Keputusan ini bukan sekadar pilihan politik, tetapi juga peringatan kepada pemerintah pusat, bahwa Aceh menginginkan solusi nyata, bukan basa-basi.
"Jika pemerintah pusat terus mengulur waktu dan tidak menepati janji-janji yang telah tertuang dalam MoU, maka jangan salahkan rakyat Aceh jika kekecewaan ini berujung pada gejolak baru,"lanjut Darnisaf Husnur atau yang akrab disapa Bang Saf, mengingatkan akan potensi krisis yang dapat terjadi bila tuntutan Aceh terus diabaikan.
MOU dan UUPA: Simbol Kekecewaan yang Membara
Kesepakatan MoU Helsinki yang ditandatangani pada 15 Agustus 2005 menjadi titik balik bersejarah dalam hubungan Aceh dengan pemerintah pusat.
Namun, implementasinya masih jauh dari harapan. Beberapa poin krusial seperti pengelolaan sumber daya alam, penentuan batas wilayah, hingga kewenangan dalam pemilihan umum lokal, terus dipreteli secara perlahan.
Pemerintah pusat bahkan dianggap melanggar kewenangan Aceh dalam sistem pemilu yang baru saja berlalu.
"Aceh memiliki hak khusus dalam mengelola tata cara pemilihan, tetapi itu pun seperti sengaja diintervensi," kata Bang Saf.
Baginya, ini adalah bentuk pemaksaan kehendak yang hanya memperkeruh hubungan Jakarta-Aceh.
Pilihan atau Ancaman?
Melalui pemilihan kali ini, rakyat Aceh ingin menunjukkan bahwa mereka percaya kepada Muzakkir Manaf dan Fadhlullah sebagai sosok yang mampu menuntaskan persoalan yang telah berlarut-larut.
Namun, kepercayaan ini datang dengan syarat dan harapan besar.

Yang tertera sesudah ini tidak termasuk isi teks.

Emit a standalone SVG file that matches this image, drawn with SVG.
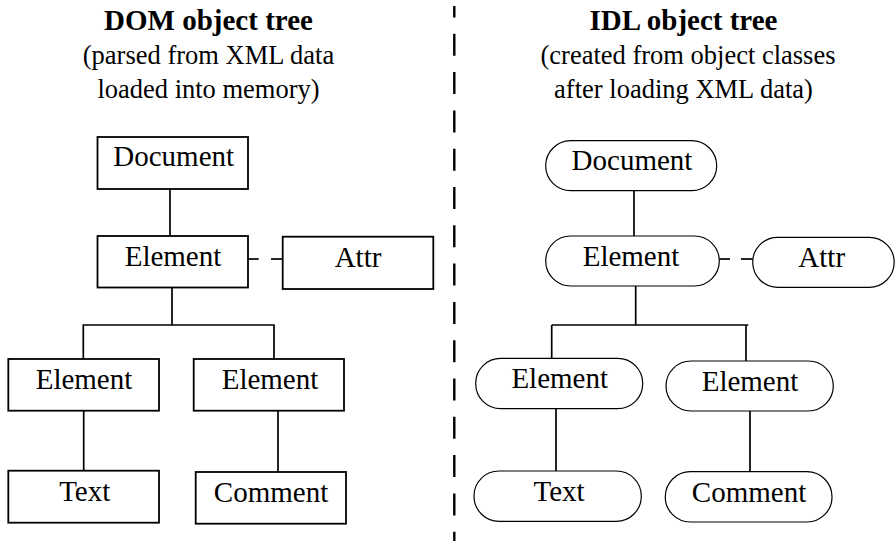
<svg xmlns="http://www.w3.org/2000/svg" width="895" height="541" viewBox="0 0 895 541">
<style>
text{font-family:"Liberation Serif","Times New Roman",serif;fill:#000;text-anchor:middle}
.title{font-size:29px;font-weight:bold}
.sub{font-size:26.5px}
.lbl{font-size:29px}
.box{fill:#fff;stroke:#000;stroke-width:1.8}
.pill{fill:#fff;stroke:#000;stroke-width:1.2}
.ln{stroke:#000;stroke-width:1.7;fill:none}
.div{stroke:#000;stroke-width:2.4;stroke-dasharray:22 16.3;stroke-dashoffset:10.5}
</style>
<rect width="895" height="541" fill="#fff"/>
<g id="headings">
<text class="title" x="208.5" y="30">DOM object tree</text>
<text class="sub" x="208.5" y="64">(parsed from XML data</text>
<text class="sub" x="208.5" y="98">loaded into memory)</text>
<text class="title" x="683.5" y="30">IDL object tree</text>
<text class="sub" x="688" y="64">(created from object classes</text>
<text class="sub" x="683.5" y="98">after loading XML data)</text>
</g>
<line id="divider" class="div" x1="454.3" y1="6" x2="454.3" y2="541"/>
<g id="connectors">
<line class="ln" x1="170" y1="189" x2="170" y2="236"/>
<line class="ln" x1="248" y1="259" x2="258.7" y2="259"/>
<line class="ln" x1="271" y1="259" x2="282.7" y2="259"/>
<line class="ln" x1="172" y1="288" x2="172" y2="325"/>
<polyline class="ln" points="83.3,359 83.3,325 274,325 274,359"/>
<line class="ln" x1="83.7" y1="410.7" x2="83.7" y2="470.7"/>
<line class="ln" x1="278" y1="410.7" x2="278" y2="472"/>
<line class="ln" x1="634" y1="190.7" x2="634" y2="236"/>
<line class="ln" x1="719.3" y1="259" x2="730" y2="259"/>
<line class="ln" x1="741" y1="259" x2="752.7" y2="259"/>
<line class="ln" x1="635.7" y1="286" x2="635.7" y2="325"/>
<line class="ln" x1="551.7" y1="325" x2="748.3" y2="325"/>
<line class="ln" x1="551.7" y1="325" x2="551.7" y2="358.3"/>
<line class="ln" x1="746" y1="325" x2="746" y2="361"/>
<line class="ln" x1="556" y1="408.7" x2="556" y2="471"/>
<line class="ln" x1="750" y1="407.7" x2="750" y2="474.3"/>
</g>
<g id="dom-document"><rect class="box" x="97.5" y="137" width="150.5" height="52"/><text class="lbl" x="173.7" y="166">Document</text></g>
<g id="dom-element"><rect class="box" x="97.5" y="236" width="150.5" height="51.5"/><text class="lbl" x="173" y="266">Element</text></g>
<g id="dom-attr"><rect class="box" x="282.7" y="236.7" width="150.6" height="52.3"/><text class="lbl" x="358" y="266.7">Attr</text></g>
<g id="dom-element-left"><rect class="box" x="8.3" y="359" width="150.7" height="51.7"/><text class="lbl" x="84" y="389">Element</text></g>
<g id="dom-element-right"><rect class="box" x="193.7" y="359" width="150.3" height="51.7"/><text class="lbl" x="270" y="389">Element</text></g>
<g id="dom-text"><rect class="box" x="8.3" y="470.7" width="150.7" height="52"/><text class="lbl" x="84.7" y="501">Text</text></g>
<g id="dom-comment"><rect class="box" x="195.7" y="472" width="150.3" height="51.7"/><text class="lbl" x="271" y="501.7">Comment</text></g>
<g id="idl-document"><rect class="pill" x="545.7" y="140.7" width="171" height="50" rx="25"/><text class="lbl" x="632" y="170">Document</text></g>
<g id="idl-element"><rect class="pill" x="545.7" y="236" width="173.6" height="50" rx="25"/><text class="lbl" x="631" y="265.7">Element</text></g>
<g id="idl-attr"><rect class="pill" x="752.7" y="237.3" width="141.5" height="50" rx="25"/><text class="lbl" x="821.7" y="266.7">Attr</text></g>
<g id="idl-element-left"><rect class="pill" x="475.7" y="358.3" width="167" height="50.4" rx="25"/><text class="lbl" x="559.7" y="388">Element</text></g>
<g id="idl-element-right"><rect class="pill" x="666" y="361" width="167.3" height="50" rx="25"/><text class="lbl" x="750" y="391">Element</text></g>
<g id="idl-text"><rect class="pill" x="474" y="471" width="167.3" height="50.3" rx="25"/><text class="lbl" x="559" y="501">Text</text></g>
<g id="idl-comment"><rect class="pill" x="665.3" y="471.7" width="166.7" height="50.3" rx="25"/><text class="lbl" x="749" y="501.7">Comment</text></g>
</svg>
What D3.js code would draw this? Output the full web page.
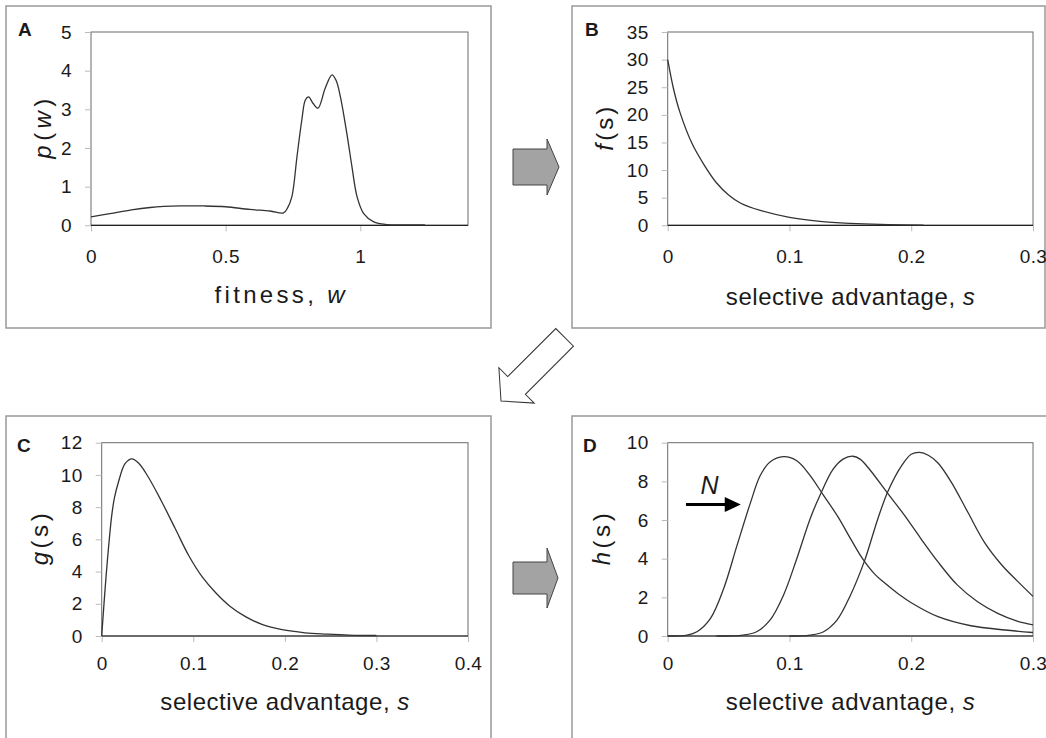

Jika Jakarta tetap acuh tak acuh, Bang Saf memperingatkan bahwa Aceh bisa kembali ke jalur perjuangan lamanya.
"Aceh tidak meminta lebih dari hak yang telah disepakati dalam MoU dan UUPA. Tetapi jika hak ini terus diabaikan, apakah Jakarta siap menanggung risiko dari kekecewaan rakyat Aceh? Biaya yang harus dibayar sangat mahal jika ini terjadi," ujar Bang Saf, menutup pernyataannya dengan nada penuh peringatan.
Menurutnya, Pilihan rakyat Aceh pada kepemimpinan baru ini adalah refleksi dari kemuakan terhadap janji-janji kosong dan ketidakadilan yang dirasakan selama ini.
"Pemerintah pusat harus membuka mata dan telinga, menyadari bahwa MoU Helsinki dan UUPA bukan sekadar dokumen, melainkan janji suci kepada rakyat Aceh,"ucapnya.
Dijelaskan, Muzakkir Manaf dan Fadhlullah kini memikul tanggung jawab besar. Mereka harus menjadi garda terdepan untuk memperjuangkan hak Aceh sekaligus memastikan agar harapan rakyat tidak berujung kecewa.
Disisi lain, pemerintah pusat harus berhenti memandang enteng Aceh.
Hubungan yang lebih harmonis dan adil hanya bisa tercapai jika semua pihak menghormati kesepakatan yang telah ada.
Aceh kini berada di persimpangan jalan. Apakah Jakarta akan memilih rekonsiliasi dan penghormatan, atau justru memantik api yang dapat membakar keutuhan bangsa? Waktu akan menjawab.